Ce premier tiers de Nuigrave est incontestablement le meilleur du livre. Outre ces aspects d'anticipation éclairés, Lorris Murail nous y introduit le personnage principal et narrateur du livre, Arthur Blond, fonctionnaire qui pourrait presque être qualifié de loser. Employé d'un organisme – en instance de « mise en veille » – de restitution des collections des musées français à leurs pays d'origines, il a un regard désabusé, voire cynique, sur l'évolution du monde. Arthur Blond apparaît comme un homme finalement ordinaire, un Français très moyen comme le lecteur peut peut-être en connaître.

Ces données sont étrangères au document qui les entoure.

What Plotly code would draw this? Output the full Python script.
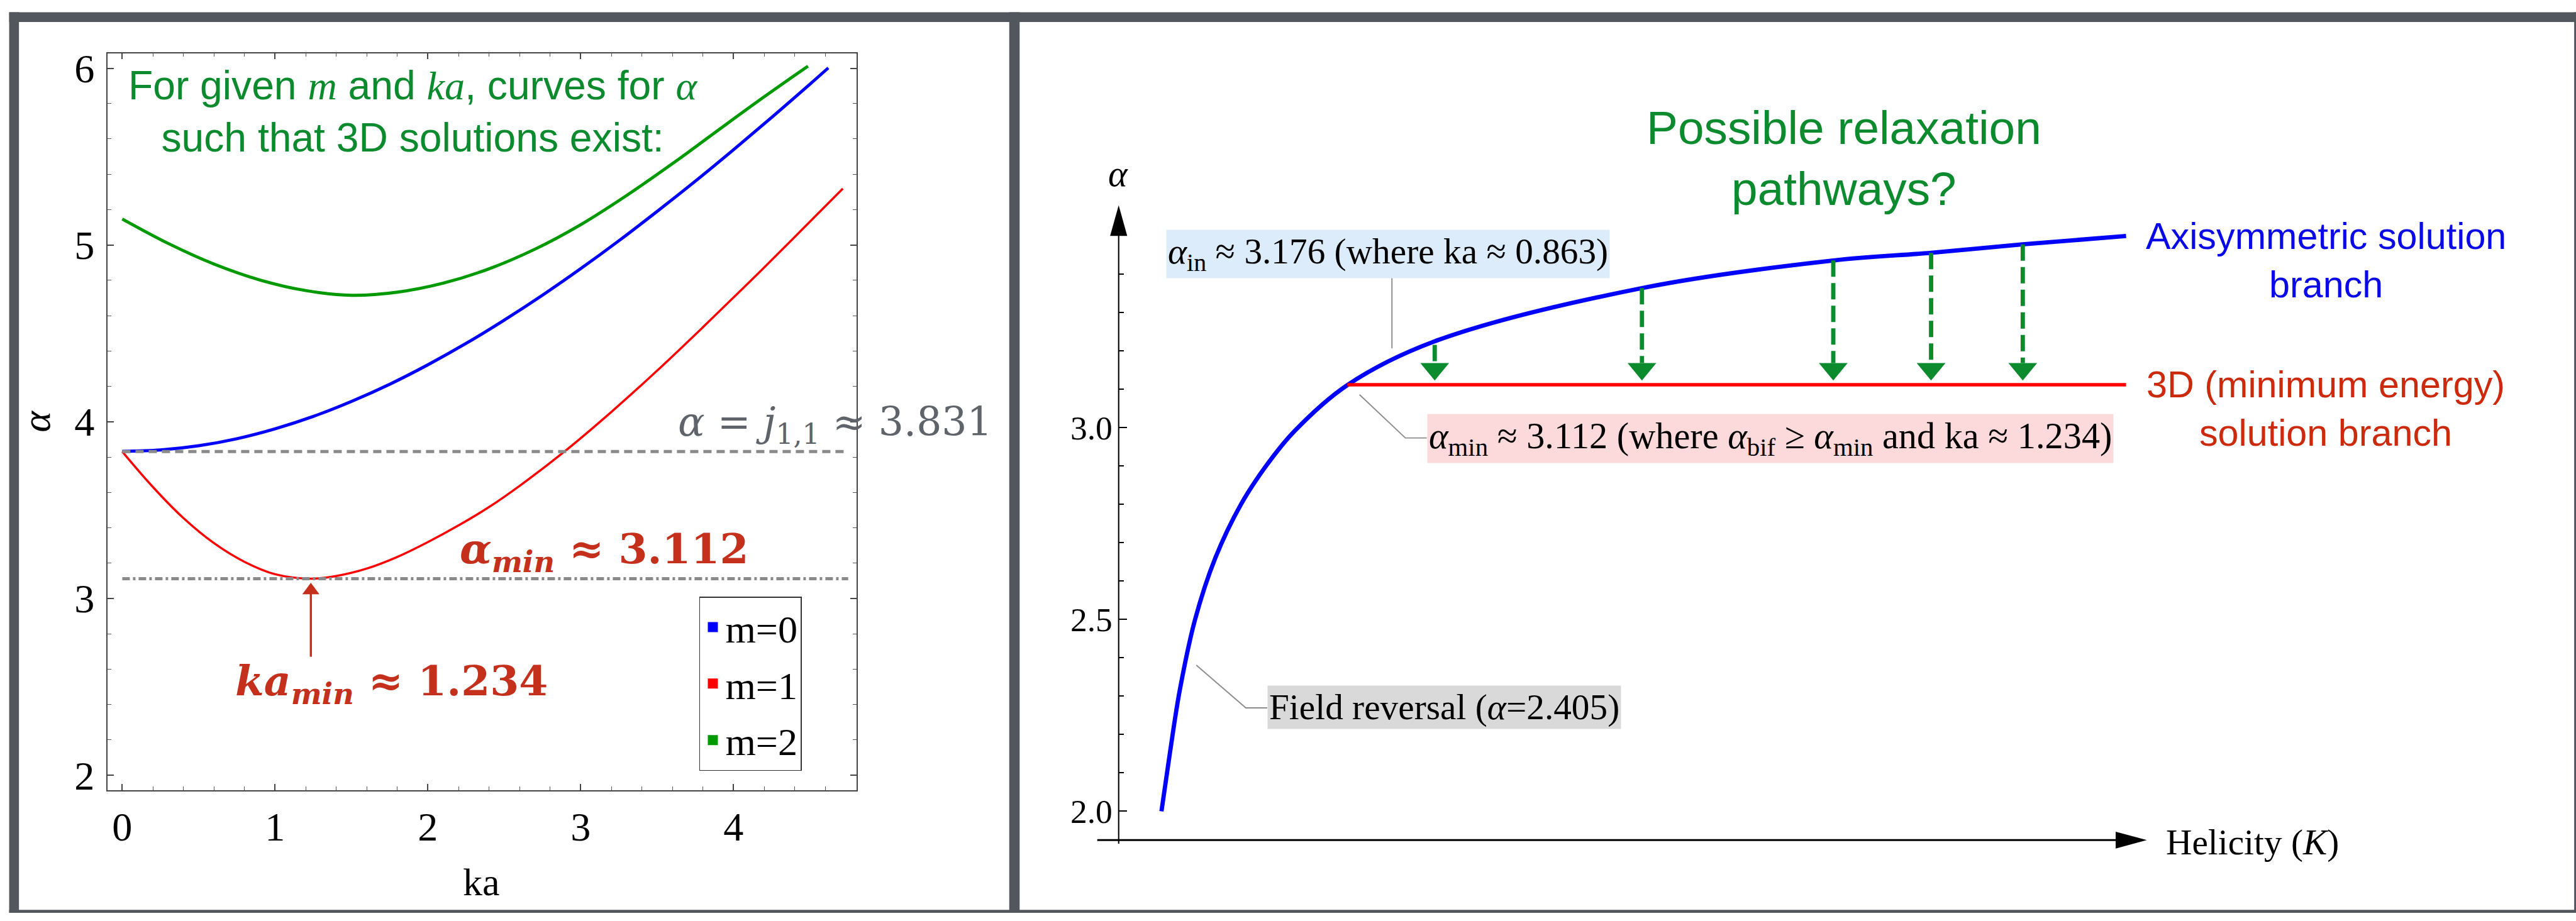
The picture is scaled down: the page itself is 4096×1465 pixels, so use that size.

L'histoire, elle, n'est pas du même niveau tout au long du récit, comme nous allons le voir. Mais dans ces cent premières pages, elle se révèle passionnante, Arthur Blond s'y voit plongé dans la tourmente : arrestation à l'aéroport de Roissy pour port d'un patch à la nicotine, fermeture de l'OERP, réapparition de son ex-compagne Sidonie qui ne se révèle pas une bonne nouvelle... Le présent de Blond n'est pas lumineux et son avenir ne promet pas s'éclaircir.
... puis l'ennui
Dans les deux derniers tiers de son roman, Lorris Murail abandonne quelque peu l'aspect anticipation pour livrer un récit qui tient plus du thriller ou du roman d'espionnage. Arthur Blond se réfugie dans le Petit Kossovo pour cultiver la coarcine, dont son ex-compagne lui a confié avant de mourir les deux derniers plants existants. Mais il a été repéré par une organisation qui cherche à récupérer les plantes. On extrait en effet de la coarcine le TTC, drogue qui permet de modifier le perception du temps et qui fait l'objet d'un trafic lucratif.
Contrairement à ce qu'on pourrait penser, le roman devient alors rapidement ennuyeux. Arthur Blond expérimente la coarcine et les divagations que la substance fait connaître à son esprit sont de peu d'intérêt. En fait, le récit perd presque tout intérêt science-fictif. Même l'aspect politique, avec la critique des sociétés de mercenaires qui ont œuvré en Irak, comme Blackwater, ne réussit pas vraiment à passionner le lecteur. Le ton du récit change également : moins profond, moins négatif et par la même moins atypique et digne de s'y attarder.
Les cinquante dernières pages du roman, enfin, sont une tentative par Lorris Murail de relier les différentes briques de son récit – rétroarchéologie, politique internationale, trafic de drogues, misère des immigrés. Le lecteur n'attend qu'une chose : une conclusion rapide et efficace, assez dure à l'encontre d'une humanité visiblement en perdition. Une conclusion à l'image du début du roman, en somme. Malheureusement, il n'a le droit qu'à une longue et pénible fin de récit, qui ne mène à rien de passionnant ni de remarquable.
Nuigrave est donc un roman dont l'auteur montre un talent qu'il n'est pas capable de maintenir sur la longueur. Du dernier Lorris Murail, il vaut mieux s'arrêter à la page 103 pour en garder bon souvenir.